Quando ho cominciato il mio lavoro in rilievo – cioè con la scultura – volevo realizzare una forma che avesse la capacità di entrare e uscire dal muro, che comunque può considerarsi, come l’ombra, una superficie bidimensionale. Volevo creare un tipo di lavoro che fosse a cavallo tra la seconda e la terza dimensione. Ecco, volevo realizzare dei lavori che avessero 2.5, anzi 2.7 dimensioni, di modo che con un angolo di visione di 120 gradi fosse possibile comprendere le forma come tridimensionale.

Così è nato il mio rapporto con l’ombra, e grazie alla scultura si è materializzato nella terza dimensione.

La ricerca

Su quali nodi si è focalizzata la sua indagine?

Quello che mi interessa è come vediamo il nostro occhio e, d’altra parte, come l’uomo percepisce la visione. La terza dimensione è per l’uomo una costruzione mentale, frutto dell’esperienza dello studio e delle conoscenze che derivano dalla matematica, geometria etc.

Capire la funzione della visione indagando la differenza di percezione tra seconda e terza dimensione è il campo d’indagine su cui mi muovo.

La filosofia orientale

Esiste una differenza tra ombra e anima?

Non so. Ma è possibile dire che forse esiste l’ombra dell’anima, perché l’ombra dipende dalla luce e dal punto di vista (pensiero).

L’ombra nasce dalla luce, dal pensiero o dal sentimento. Se l’anima proietta un pensiero forse nasce l’ombra.

Il modus vivendi

Pur collaborando con prestigiose realtà giapponesi ha scelto di vivere nella silenziosa Venezia, perché?

Perché Venezia ancora esiste e vive alla velocità di un essere umano.

La velocità sembra superare anche il pensiero, ma per capire e sentire bene serve tempo.

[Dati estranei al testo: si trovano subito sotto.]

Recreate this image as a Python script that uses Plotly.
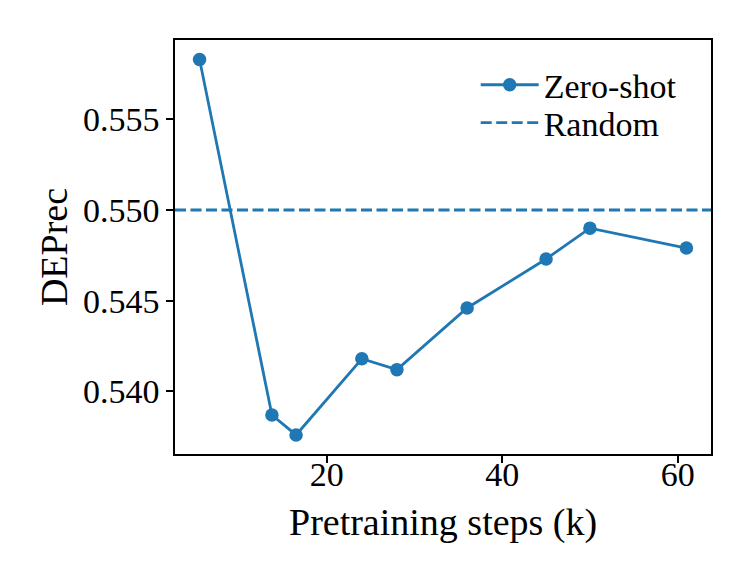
import plotly.graph_objects as go

steps_k = [5.5, 13.75, 16.5, 24, 28, 36, 45, 50, 61]
zero_shot = [0.5583, 0.5387, 0.5376, 0.5418, 0.5412, 0.5446, 0.5473, 0.5490, 0.5479]
random_baseline = 0.550

blue = '#1f77b4'
serif = 'Liberation Serif, Times New Roman, serif'
tick_font = dict(family=serif, size=34, color='black')
title_font = dict(family=serif, size=38, color='black')

fig = go.Figure()
fig.add_trace(go.Scatter(
    x=steps_k, y=zero_shot, mode='lines+markers', name='Zero-shot',
    line=dict(color=blue, width=2.8),
    marker=dict(color=blue, size=13.5),
    showlegend=True, legend='legend',
))
fig.add_hline(
    y=random_baseline, line=dict(color=blue, width=2.8, dash='11px,4.5px'),
    showlegend=True, name='Random', layer='below', legend='legend2',
)

axis_common = dict(
    showline=True, mirror=True, linecolor='black', linewidth=1.5,
    ticks='outside', ticklen=7, tickwidth=1.5, tickcolor='black',
    showgrid=False, zeroline=False, tickfont=tick_font,
)
fig.update_xaxes(range=[2.7, 63.8], tickvals=[20, 40, 60],
                 ticklabelstandoff=-18, **axis_common)
fig.update_yaxes(
    range=[0.53655, 0.55937], tickvals=[0.540, 0.545, 0.550, 0.555],
    tickformat='.3f',
    title=dict(text='DEPrec', font=title_font, standoff=4),
    **axis_common,
)
# x title as an annotation so it can sit closer to the tick labels
fig.add_annotation(
    text='Pretraining steps (k)', font=title_font, showarrow=False,
    x=0.5, y=0, xref='paper', yref='paper', yanchor='middle', yshift=-68,
)
legend_common = dict(xanchor='left', yanchor='middle', bgcolor='rgba(0,0,0,0)',
                     font=tick_font, itemwidth=58)
# the page body has an 8px margin, so the figure is sized to fit inside it
fig.update_layout(
    width=745, height=578,
    margin=dict(l=167, r=41.5, t=32, b=132),
    plot_bgcolor='white', paper_bgcolor='white',
    font=tick_font,
    legend=dict(x=0.561, y=0.891, **legend_common),
    legend2=dict(x=0.561, y=0.7995, **legend_common),
)
fig.write_html('out.html')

Fisicamente se usi l’automobile la sua velocità può superare quella umana, ma sentimento e pensiero non possono essere controllati dalla macchina.

 

Il destino

Qual è la sua più bella vittoria?

Vittorie non ne ho ancora avute, ma varie piccole soddisfazioni.

I progetti futuri

Ogni opera ha un rito e un proprio potere iniziatico. Quale energia farà nascere nei prossimi lavori?

Futuro non so. ma vorrei capire tante cose, continuando e lavorando forse riuscirò a scoprire qualcosa.